While every market advisor will tell you never to try to ‘time’ the market, timing is still important for success. Investors need to buy into low prices, and to do that, they need to know when prices are low. This doesn’t necessarily mean low in absolute dollar terms, but low relative to a stock’s recent past performance.

In recognizing that lower price range, investors can turn to Wall Street’s pros for help. The analysts have been busy lately, picking out stocks that are in their lower price range and are primed for strong gains.

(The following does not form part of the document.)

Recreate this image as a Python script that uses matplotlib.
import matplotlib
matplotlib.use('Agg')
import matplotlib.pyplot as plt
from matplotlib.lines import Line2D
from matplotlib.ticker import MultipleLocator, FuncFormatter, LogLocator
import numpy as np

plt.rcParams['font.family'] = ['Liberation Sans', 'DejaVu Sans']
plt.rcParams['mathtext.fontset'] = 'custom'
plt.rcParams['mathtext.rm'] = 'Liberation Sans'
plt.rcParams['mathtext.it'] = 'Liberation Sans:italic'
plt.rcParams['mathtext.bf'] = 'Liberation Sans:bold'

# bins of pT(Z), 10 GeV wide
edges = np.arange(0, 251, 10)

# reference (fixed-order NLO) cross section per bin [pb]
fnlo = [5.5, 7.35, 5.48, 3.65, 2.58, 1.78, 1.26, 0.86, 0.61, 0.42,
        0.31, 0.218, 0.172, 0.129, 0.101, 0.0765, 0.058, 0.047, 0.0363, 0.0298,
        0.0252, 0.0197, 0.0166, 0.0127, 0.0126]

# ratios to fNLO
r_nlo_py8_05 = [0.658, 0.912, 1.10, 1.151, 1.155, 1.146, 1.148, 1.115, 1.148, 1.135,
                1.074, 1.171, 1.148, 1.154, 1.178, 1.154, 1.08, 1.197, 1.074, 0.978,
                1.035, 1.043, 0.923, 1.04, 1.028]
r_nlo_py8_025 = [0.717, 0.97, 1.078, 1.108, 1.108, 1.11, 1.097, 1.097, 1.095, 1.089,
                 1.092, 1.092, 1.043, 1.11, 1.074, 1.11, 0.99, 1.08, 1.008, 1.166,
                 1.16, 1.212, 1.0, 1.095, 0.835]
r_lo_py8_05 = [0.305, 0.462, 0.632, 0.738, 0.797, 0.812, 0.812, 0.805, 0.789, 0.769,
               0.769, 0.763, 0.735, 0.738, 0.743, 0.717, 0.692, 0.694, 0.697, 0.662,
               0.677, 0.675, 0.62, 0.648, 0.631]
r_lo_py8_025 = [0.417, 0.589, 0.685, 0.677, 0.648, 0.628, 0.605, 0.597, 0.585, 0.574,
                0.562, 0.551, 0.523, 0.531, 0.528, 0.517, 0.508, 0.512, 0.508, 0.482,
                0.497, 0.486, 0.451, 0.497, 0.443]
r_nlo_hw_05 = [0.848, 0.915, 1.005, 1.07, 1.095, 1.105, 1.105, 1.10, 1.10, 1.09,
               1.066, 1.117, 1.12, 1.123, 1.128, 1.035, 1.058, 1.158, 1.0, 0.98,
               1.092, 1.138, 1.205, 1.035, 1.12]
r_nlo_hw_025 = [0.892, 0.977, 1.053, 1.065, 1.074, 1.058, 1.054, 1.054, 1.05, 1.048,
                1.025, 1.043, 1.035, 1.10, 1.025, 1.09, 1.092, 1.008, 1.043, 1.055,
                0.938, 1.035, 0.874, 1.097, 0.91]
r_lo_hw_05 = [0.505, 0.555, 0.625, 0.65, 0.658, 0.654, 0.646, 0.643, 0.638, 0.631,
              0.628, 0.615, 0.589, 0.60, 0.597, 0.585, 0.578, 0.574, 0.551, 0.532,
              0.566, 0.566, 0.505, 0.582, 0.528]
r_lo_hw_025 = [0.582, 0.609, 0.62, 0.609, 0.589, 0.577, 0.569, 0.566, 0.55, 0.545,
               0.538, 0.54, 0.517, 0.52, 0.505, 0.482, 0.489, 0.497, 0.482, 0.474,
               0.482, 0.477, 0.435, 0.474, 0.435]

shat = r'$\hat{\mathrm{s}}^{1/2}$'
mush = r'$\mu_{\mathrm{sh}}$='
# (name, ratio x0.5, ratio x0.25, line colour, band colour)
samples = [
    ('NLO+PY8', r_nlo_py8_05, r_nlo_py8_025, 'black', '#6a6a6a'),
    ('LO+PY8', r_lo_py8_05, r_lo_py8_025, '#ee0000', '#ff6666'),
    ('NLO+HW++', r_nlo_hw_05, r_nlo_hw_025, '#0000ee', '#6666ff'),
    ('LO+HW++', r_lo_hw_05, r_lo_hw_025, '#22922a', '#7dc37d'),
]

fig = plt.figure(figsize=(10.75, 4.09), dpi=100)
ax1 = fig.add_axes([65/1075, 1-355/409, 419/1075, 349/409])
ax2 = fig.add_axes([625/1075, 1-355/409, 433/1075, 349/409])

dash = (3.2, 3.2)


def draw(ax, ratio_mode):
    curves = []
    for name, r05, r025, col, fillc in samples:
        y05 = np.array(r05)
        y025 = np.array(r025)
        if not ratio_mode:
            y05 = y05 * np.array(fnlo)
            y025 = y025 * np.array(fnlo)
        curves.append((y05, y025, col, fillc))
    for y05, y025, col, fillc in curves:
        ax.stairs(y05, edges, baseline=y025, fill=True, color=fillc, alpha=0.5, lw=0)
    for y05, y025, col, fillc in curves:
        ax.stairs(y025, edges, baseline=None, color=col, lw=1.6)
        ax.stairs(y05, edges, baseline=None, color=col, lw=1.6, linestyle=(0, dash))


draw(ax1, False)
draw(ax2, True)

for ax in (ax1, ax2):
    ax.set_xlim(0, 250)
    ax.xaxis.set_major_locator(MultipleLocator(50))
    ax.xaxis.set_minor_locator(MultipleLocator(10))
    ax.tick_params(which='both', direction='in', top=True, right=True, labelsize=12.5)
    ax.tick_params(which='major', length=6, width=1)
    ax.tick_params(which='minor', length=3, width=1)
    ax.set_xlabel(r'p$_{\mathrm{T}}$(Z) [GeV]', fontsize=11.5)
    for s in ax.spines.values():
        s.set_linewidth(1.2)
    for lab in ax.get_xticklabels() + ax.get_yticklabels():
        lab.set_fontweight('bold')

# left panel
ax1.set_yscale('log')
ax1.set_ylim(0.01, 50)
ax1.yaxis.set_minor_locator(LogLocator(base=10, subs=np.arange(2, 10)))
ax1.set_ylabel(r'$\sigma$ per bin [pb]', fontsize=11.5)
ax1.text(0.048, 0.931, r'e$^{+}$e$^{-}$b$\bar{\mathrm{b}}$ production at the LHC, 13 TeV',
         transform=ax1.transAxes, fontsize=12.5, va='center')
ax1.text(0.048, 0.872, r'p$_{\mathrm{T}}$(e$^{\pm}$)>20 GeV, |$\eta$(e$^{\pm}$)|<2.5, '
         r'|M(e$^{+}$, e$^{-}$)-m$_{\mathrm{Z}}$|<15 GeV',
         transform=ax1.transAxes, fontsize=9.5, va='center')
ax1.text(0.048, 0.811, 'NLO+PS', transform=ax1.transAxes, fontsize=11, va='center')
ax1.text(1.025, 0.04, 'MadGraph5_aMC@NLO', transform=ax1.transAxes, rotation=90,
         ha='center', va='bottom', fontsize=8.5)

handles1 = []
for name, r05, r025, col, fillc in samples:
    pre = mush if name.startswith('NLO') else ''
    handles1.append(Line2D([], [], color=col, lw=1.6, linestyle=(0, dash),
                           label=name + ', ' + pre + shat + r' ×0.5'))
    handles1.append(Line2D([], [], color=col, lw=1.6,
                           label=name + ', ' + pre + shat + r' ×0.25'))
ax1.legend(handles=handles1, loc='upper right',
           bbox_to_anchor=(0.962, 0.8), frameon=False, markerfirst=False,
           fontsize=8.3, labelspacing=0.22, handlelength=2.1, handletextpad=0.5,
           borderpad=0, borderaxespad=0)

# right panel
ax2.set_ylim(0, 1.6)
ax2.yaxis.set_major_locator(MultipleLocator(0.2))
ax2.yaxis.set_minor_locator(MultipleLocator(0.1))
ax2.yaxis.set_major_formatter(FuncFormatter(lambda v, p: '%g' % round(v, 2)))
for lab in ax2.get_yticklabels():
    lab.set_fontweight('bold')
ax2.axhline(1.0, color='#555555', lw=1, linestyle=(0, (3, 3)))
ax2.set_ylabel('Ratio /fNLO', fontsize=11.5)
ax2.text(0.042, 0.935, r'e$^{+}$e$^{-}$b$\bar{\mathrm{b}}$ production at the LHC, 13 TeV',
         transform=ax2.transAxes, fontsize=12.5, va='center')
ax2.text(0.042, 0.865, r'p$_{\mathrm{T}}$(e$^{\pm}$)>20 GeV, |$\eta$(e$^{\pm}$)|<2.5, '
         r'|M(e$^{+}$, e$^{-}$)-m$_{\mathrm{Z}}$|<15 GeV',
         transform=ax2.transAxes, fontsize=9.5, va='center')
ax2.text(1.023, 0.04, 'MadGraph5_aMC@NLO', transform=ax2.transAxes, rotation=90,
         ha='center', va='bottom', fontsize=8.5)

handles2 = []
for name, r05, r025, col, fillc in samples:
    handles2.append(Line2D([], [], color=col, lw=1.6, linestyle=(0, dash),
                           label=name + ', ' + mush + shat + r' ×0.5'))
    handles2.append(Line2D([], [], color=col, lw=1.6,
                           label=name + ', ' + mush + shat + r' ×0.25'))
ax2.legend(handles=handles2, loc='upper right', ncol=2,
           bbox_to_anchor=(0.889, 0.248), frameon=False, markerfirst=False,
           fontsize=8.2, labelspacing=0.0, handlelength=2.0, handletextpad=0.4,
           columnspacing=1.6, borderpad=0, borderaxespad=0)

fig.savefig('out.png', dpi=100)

We’ve used the TipRanks database to look up two such stocks; each has fallen more than 50% over the past year, but each also boasts a Buy rating and solid upside potential, according to Wall Street’s analysts. Here are the details.

CS Disco, Inc. (LAW)

We will start with CS Disco, a software company that puts AI, cloud computing, and data analytics at the beck and call of the legal profession. CS Disco’s offerings include solutions for managing legal requests, strengthening the discovery process, reviewing documents, and building cases – and that’s just the beginning. The company serves law firms, corporations, and educational institutions with a scalable system geared toward legal matters.

While there is never a shortage of need for legal services in our highly litigious society, LAW shares have had a hard time over the past 12 months, diving ~76%. The share drop comes as the company has seen increasingly steep quarterly losses, and last summer management cut full-year 2022 revenue guidance by 11% at the midline and predicted a deeper than expected annual net loss for ’22.

Acknowledging the company’s headwinds, Canaccord's 5-star analyst David Hynes writes, “We’ve reached the point with Disco that the stock is simply too cheap for the potential of this business... this is a stock that has gone from the next Vertical Giant to problem child in a matter of 18 months. Some of this has been self-inflicted, namely that the model and team don’t provide enough forward-looking metrics to hang your hat on, but a lot of it to us feels like growing pains of a still sub-scale business."

"Whatever the culprit, with LAW shares now trading at roughly 1.0x EV/R on C2023E, we feel that it’s time to get more constructive on the stock... With improving growth should come restored confidence, and if that’s right, there’s nothing to say this shouldn’t be at least a 3-4x EV/R stock, which on current 2023 estimates would price LAW at $11-13,” Hynes added.